Chapter 8.5, Problem 15AYU

(a)

To determine

The motion of the object, where the displacement $d$ in meters at time $t$ seconds is given by $d(t)=8\cos \left(2\pi t\right)$.

Answer to Problem 15AYU

Solution:

The motion of the object modeled by the displacement function $d(t)=8\cos \left(2\pi t\right)$ is simple harmonic.

Explanation of Solution

Given information:

The displacement $d$ of the object in meters and time $t$ in seconds is given by the function $d(t)=8\cos \left(2\pi t\right)$

Explanation:

In simple harmonic motion, an object that moves on a coordinate axis, so that the displacement $d$ from the rest position at time $t$ is given by either $d(t)=a\cos \left(\omega t\right)$ or $d(t)=a\sin \left(\omega t\right)$, where $a$ and $\omega >0$ are constants, moves with simple harmonic motion has amplitude $\left|a\right|$ and period $T=\frac{2\pi }{\omega }$.

By comparing $d(t)=8\cos \left(2\pi t\right)$ with an equation of the simple harmonic motion, the motion of an object is simple harmonic.

Therefore, motion of the object is simple harmonic.

(b)

To determine

To calculate: The maximum displacement of the object from its rest position, where the displacement $d$ in meters at time $t$ seconds is given by $d(t)=8\cos \left(2\pi t\right)$

Answer to Problem 15AYU

Solution:

The maximum displacement of the object from its rest position is $8$ meters.

Explanation of Solution

Given information:

The displacement $d$ of the object in meters and time $t$ in seconds is given by the function $d(t)=8\cos \left(2\pi t\right)$.

Formula used:

In simple harmonic motion, the displacement $d(t)=a\cos \left(\omega t\right)$ with amplitude $\left|a\right|$ and period $T=\frac{2\pi }{\omega }$

Calculation:

The maximum displacement of the object from its rest position is the amplitude.

Compare $d(t)=8\cos \left(2\pi t\right)$ with $d(t)=a\cos \left(\omega t\right)$ gives $a=8\Rightarrow \left|a\right|=8$

The maximum displacement of the object from its rest position is $8$ meters, since $a$ represents amplitude.

Therefore, the maximum displacement of the object from its rest position is $8$ meters.

(c)

To determine

To calculate: The time required for one oscillation, where the displacement $d$ in meters at time $t$ seconds is given by $d(t)=8\cos \left(2\pi t\right)$

Answer to Problem 15AYU

Solution:

The time required for one oscillation is $1$ second.

Explanation of Solution

Given information:

The displacement $d$ of the object in meters and time $t$ in seconds is given by the function $d(t)=8\cos \left(2\pi t\right)$

Formula used:

In simple harmonic motion, the displacement $d(t)=a\cos \left(\omega t\right)$ with amplitude $\left|a\right|$ and period $T=\frac{2\pi }{\omega }$

Calculation:

The time required for one oscillation is period.

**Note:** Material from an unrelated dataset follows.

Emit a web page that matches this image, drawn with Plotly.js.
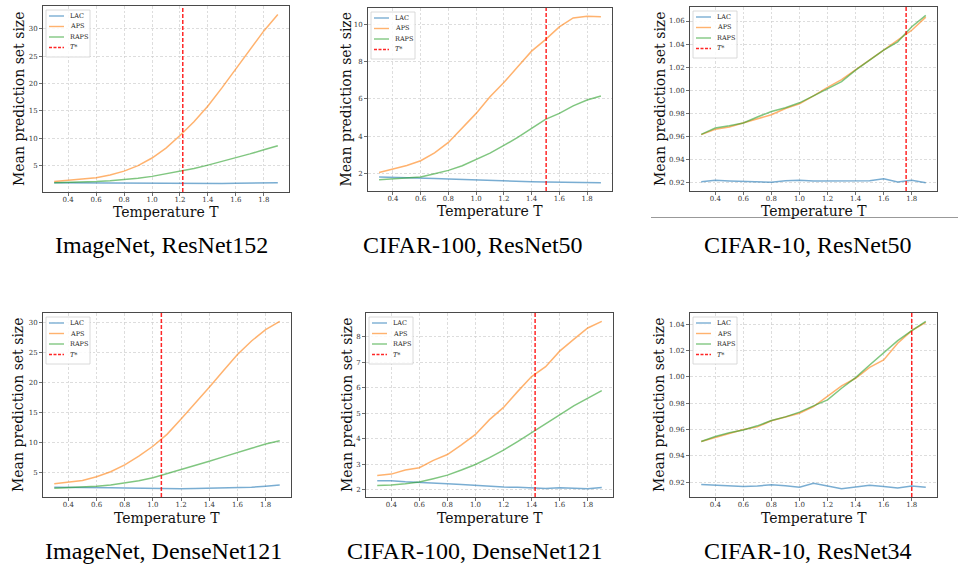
<!DOCTYPE html>
<html><head><meta charset="utf-8">
<script src="https://cdn.plot.ly/plotly-3.0.1.min.js"></script>
<style>html,body{margin:0;padding:0;background:#fff}#chart{width:958px;height:566px}</style>
</head><body><div id="chart"></div>
<script>
// ---------- data ----------
const temperature = [0.3,0.4,0.5,0.6,0.7,0.8,0.9,1.0,1.1,1.2,1.3,1.4,1.5,1.6,1.7,1.8,1.9];
const methodNames = ['LAC','APS','RAPS'];
const tStarLabel = 'T*';
const panelCaptions = ['ImageNet, ResNet152','CIFAR-100, ResNet50','CIFAR-10, ResNet50',
                       'ImageNet, DenseNet121','CIFAR-100, DenseNet121','CIFAR-10, ResNet34'];
const xTickVals = [0.4,0.6,0.8,1.0,1.2,1.4,1.6,1.8];

const lacImageNetResNet152  = [1.90,1.88,1.86,1.84,1.82,1.80,1.78,1.76,1.75,1.74,1.74,1.75,1.76,1.78,1.80,1.83,1.87];
const apsImageNetResNet152  = [2.1,2.3,2.5,2.8,3.3,4.0,5.0,6.4,8.2,10.5,13.0,15.9,19.2,22.7,26.2,29.6,32.6];
const rapsImageNetResNet152 = [1.9,1.95,2.0,2.1,2.25,2.45,2.7,3.05,3.5,3.95,4.5,5.1,5.75,6.45,7.15,7.9,8.65];

const lacCifar100ResNet50  = [1.80,1.79,1.78,1.76,1.73,1.70,1.67,1.64,1.62,1.61,1.56,1.55,1.54,1.53,1.52,1.51,1.50];
const apsCifar100ResNet50  = [2.05,2.22,2.42,2.68,3.10,3.66,4.42,5.22,6.11,6.88,7.72,8.56,9.18,9.86,10.34,10.43,10.41];
const rapsCifar100ResNet50 = [1.66,1.70,1.75,1.80,1.98,2.16,2.41,2.73,3.09,3.50,3.93,4.42,4.90,5.22,5.62,5.94,6.15];

const lacCifar10ResNet50  = [0.9211,0.9223,0.9217,0.9214,0.9206,0.9206,0.9220,0.9223,0.9218,0.9218,0.9218,0.9220,0.9220,0.9237,0.9209,0.9223,0.9203];
const apsCifar10ResNet50  = [0.9618,0.9664,0.9684,0.9718,0.9758,0.9790,0.9844,0.9884,0.9953,1.0027,1.0093,1.0176,1.0262,1.0348,1.0434,1.0520,1.0634];
const rapsCifar10ResNet50 = [0.9620,0.9675,0.9695,0.9718,0.9770,0.9818,0.9850,0.9893,0.9953,1.0013,1.0076,1.0176,1.0262,1.0348,1.0420,1.0551,1.0649];

const lacImageNetDenseNet121  = [2.60,2.60,2.58,2.55,2.50,2.45,2.40,2.38,2.36,2.36,2.38,2.42,2.46,2.52,2.60,2.75,2.95];
const apsImageNetDenseNet121  = [3.18,3.40,3.73,4.34,5.17,6.32,7.76,9.42,11.4,13.94,16.5,19.24,22.0,24.7,26.96,28.84,30.22];
const rapsImageNetDenseNet121 = [2.41,2.48,2.57,2.74,2.96,3.29,3.68,4.17,4.83,5.50,6.21,6.93,7.65,8.42,9.08,9.80,10.35];

const lacCifar100DenseNet121  = [2.35,2.35,2.31,2.29,2.26,2.23,2.20,2.16,2.14,2.10,2.09,2.08,2.05,2.07,2.05,2.04,2.08];
const apsCifar100DenseNet121  = [2.56,2.61,2.77,2.86,3.15,3.38,3.76,4.17,4.75,5.23,5.85,6.44,6.83,7.44,7.90,8.35,8.61];
const rapsCifar100DenseNet121 = [2.16,2.18,2.23,2.30,2.43,2.57,2.77,2.99,3.26,3.55,3.89,4.23,4.58,4.94,5.29,5.58,5.89];

const lacCifar10ResNet34  = [0.9182,0.9177,0.9167,0.9167,0.9170,0.9180,0.9172,0.9160,0.9190,0.9170,0.9150,0.9162,0.9175,0.9167,0.9154,0.9170,0.9160];
const apsCifar10ResNet34  = [0.9509,0.9542,0.9570,0.9600,0.9620,0.9666,0.9694,0.9724,0.9775,0.9851,0.9932,0.9990,1.0073,1.0129,1.0256,1.0352,1.0415];
const rapsCifar10ResNet34 = [0.9509,0.9547,0.9575,0.9597,0.9628,0.9668,0.9696,0.9732,0.9780,0.9825,0.9914,0.9995,1.0091,1.0185,1.0276,1.0352,1.0423];

const tStar = [1.22, 1.505, 1.76, 1.06, 1.425, 1.80];

const panelSeries = [
  [lacImageNetResNet152, apsImageNetResNet152, rapsImageNetResNet152],
  [lacCifar100ResNet50, apsCifar100ResNet50, rapsCifar100ResNet50],
  [lacCifar10ResNet50, apsCifar10ResNet50, rapsCifar10ResNet50],
  [lacImageNetDenseNet121, apsImageNetDenseNet121, rapsImageNetDenseNet121],
  [lacCifar100DenseNet121, apsCifar100DenseNet121, rapsCifar100DenseNet121],
  [lacCifar10ResNet34, apsCifar10ResNet34, rapsCifar10ResNet34]
];

// ---------- layout / style ----------
const W = 958, H = 566;
const boxes = [ // pixel boxes [left,right,top,bottom]
  [43,289,6,192],[368,612,8,191],[690,937,7,191],
  [43,291,313,497],[366,613,313,497],[690,937,313,497]
];
const captionCenters = [[161,245],[473,245],[808,245],[163,551],[475,551],[808,551]];
const yDtick = [5,2,0.02,5,1,0.02];
const yFormat = ['','','.2f','','','.2f'];
const yTitleShift = [-24,-22,-30,-25,-19,-31];
const xTitleShift = [-20,-20,-20,-21,-21,-21];
const colors = ['rgba(31,119,180,0.6)','rgba(255,127,14,0.6)','rgba(44,160,44,0.6)'];
const serif = 'DejaVu Serif, serif';

const traces = [], shapes = [], annotations = [];
const layout = {
  width: W, height: H, margin: {l:0,r:0,t:0,b:0},
  paper_bgcolor: '#fff', plot_bgcolor: '#fff', showlegend: false,
  shapes, annotations
};

function pad(lo, hi){ const d=(hi-lo)*0.05; return [lo-d, hi+d]; }
const xRange = pad(Math.min(...temperature), Math.max(...temperature));

panelSeries.forEach((series, i) => {
  const n = i + 1, sx = n === 1 ? '' : String(n);
  const xa = 'x' + sx, ya = 'y' + sx;
  const b = boxes[i];
  const all = [].concat(...series);
  series.forEach((vals, k) => {
    traces.push({type:'scatter', mode:'lines', x: temperature, y: vals, name: methodNames[k],
      xaxis: xa, yaxis: ya, line: {color: colors[k], width: 1.5}, hoverinfo:'skip'});
  });
  const common = {
    showline:true, mirror:true, linecolor:'#4a4a4a', linewidth:1,
    ticks:'outside', ticklen:3, tickwidth:0.8, tickcolor:'#4a4a4a',
    tickfont:{family:serif, size:7, color:'#333'},
    showgrid:true, gridcolor:'#cfcfcf', griddash:'2.5px,2px', gridwidth:0.7,
    zeroline:false, automargin:false, fixedrange:true
  };
  layout['xaxis' + sx] = Object.assign({}, common, {
    domain:[b[0]/W, b[1]/W], anchor: ya, range: xRange,
    tickvals: xTickVals, tickformat: '.1f', ticklabelstandoff: -2
  });
  layout['yaxis' + sx] = Object.assign({}, common, {
    domain:[1-b[3]/H, 1-b[2]/H], anchor: xa, range: pad(Math.min(...all), Math.max(...all)),
    tick0: 0, dtick: yDtick[i], tickformat: yFormat[i]
  });
  // T* vertical line
  shapes.push({type:'line', xref: xa, yref: ya + ' domain', x0: tStar[i], x1: tStar[i], y0:0, y1:1,
    line:{color:'rgba(255,0,0,0.85)', width:1.5, dash:'4px,2px'}, layer:'above'});
  // axis titles
  annotations.push({xref: xa + ' domain', yref: ya + ' domain', x:0.5, y:0, yshift: xTitleShift[i],
    xanchor:'center', yanchor:'middle', showarrow:false, text:'Temperature T',
    font:{family:serif, size:14, color:'#111'}});
  annotations.push({xref: xa + ' domain', yref: ya + ' domain', x:0, y:0.5, xshift: yTitleShift[i],
    xanchor:'center', yanchor:'middle', showarrow:false, textangle:-90, text:'Mean prediction set size',
    font:{family:serif, size:14, color:'#111'}});
  // caption
  const c = captionCenters[i];
  annotations.push({xref:'paper', yref:'paper', x:c[0]/W, y:1-c[1]/H,
    xanchor:'center', yanchor:'middle', showarrow:false, text: panelCaptions[i],
    font:{family:'Liberation Serif, Times New Roman, serif', size:24, color:'#000'}});
  // compact legend (top-left inset)
  shapes.push({type:'rect', xref: xa + ' domain', yref: ya + ' domain',
    xsizemode:'pixel', ysizemode:'pixel', xanchor:0, yanchor:1,
    x0:3, x1:47, y0:-4, y1:-51, fillcolor:'rgba(255,255,255,0.85)',
    line:{color:'#d0d0d0', width:0.8}, layer:'above'});
  const labels = methodNames.concat([tStarLabel]);
  const itemY = [-10, -20.5, -31, -41.5];
  labels.forEach((lab, k) => {
    const isStar = k === 3;
    shapes.push({type:'line', xref: xa + ' domain', yref: ya + ' domain',
      xsizemode:'pixel', ysizemode:'pixel', xanchor:0, yanchor:1,
      x0:6, x1:21, y0:itemY[k], y1:itemY[k],
      line: isStar ? {color:'rgba(255,0,0,0.85)', width:1.3, dash:'3px,1.5px'}
                   : {color:colors[k], width:1.4}, layer:'above'});
    annotations.push({xref: xa + ' domain', yref: ya + ' domain', x:0, y:1, xshift:25, yshift:itemY[k],
      xanchor:'left', yanchor:'middle', showarrow:false, text: lab,
      font:{family:serif, size:6.5, color:'#222', style: isStar ? 'italic' : 'normal'}});
  });
});

// thin rule under the top-right panel
shapes.push({type:'line', xref:'paper', yref:'paper', x0:651/W, x1:1, y0:1-217.5/H, y1:1-217.5/H,
  line:{color:'#999', width:1}});

Plotly.newPlot('chart', traces, layout, {displayModeBar:false, staticPlot:true});
</script>
</body></html>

Compare $d(t)=8\cos \left(2\pi t\right)$ with $d(t)=a\cos \left(\omega t\right)$ gives $\omega =2\pi$

Substitute $\omega =2\pi$ in the formula for period $T=\frac{2\pi }{\omega }$

$\Rightarrow T=\frac{2\pi }{2\pi }=1$

Thus, period is $1$.

Therefore, the time required for one oscillation is $1$ second.

(d)

To determine

To calculate: Frequency of an object, where the displacement $d$ in meters at time $t$ seconds is given by $d(t)=8\cos \left(2\pi t\right)$.

Answer to Problem 15AYU

Solution:

The frequency of an object is $1$ oscillation per second.

Explanation of Solution

Given information:

The displacement $d$ of the object in meters and time $t$ in seconds is given by the function $d(t)=8\cos \left(2\pi t\right)$

Formula used:

In simple harmonic motion, the displacement $d(t)=a\cos \left(\omega t\right)$ with amplitude $\left|a\right|$ and period $T=\frac{2\pi }{\omega }$ and the frequency is reciprocal of period that is $f=\frac{1}{T}$

Calculation:

From part (c), $T=1$ second

The frequency is defined as $f=\frac{1}{T}$ so $f=\frac{1}{1}=1$.

Thus, there is one oscillation per second.

Therefore, the frequency of an object is $1$ oscillation per second.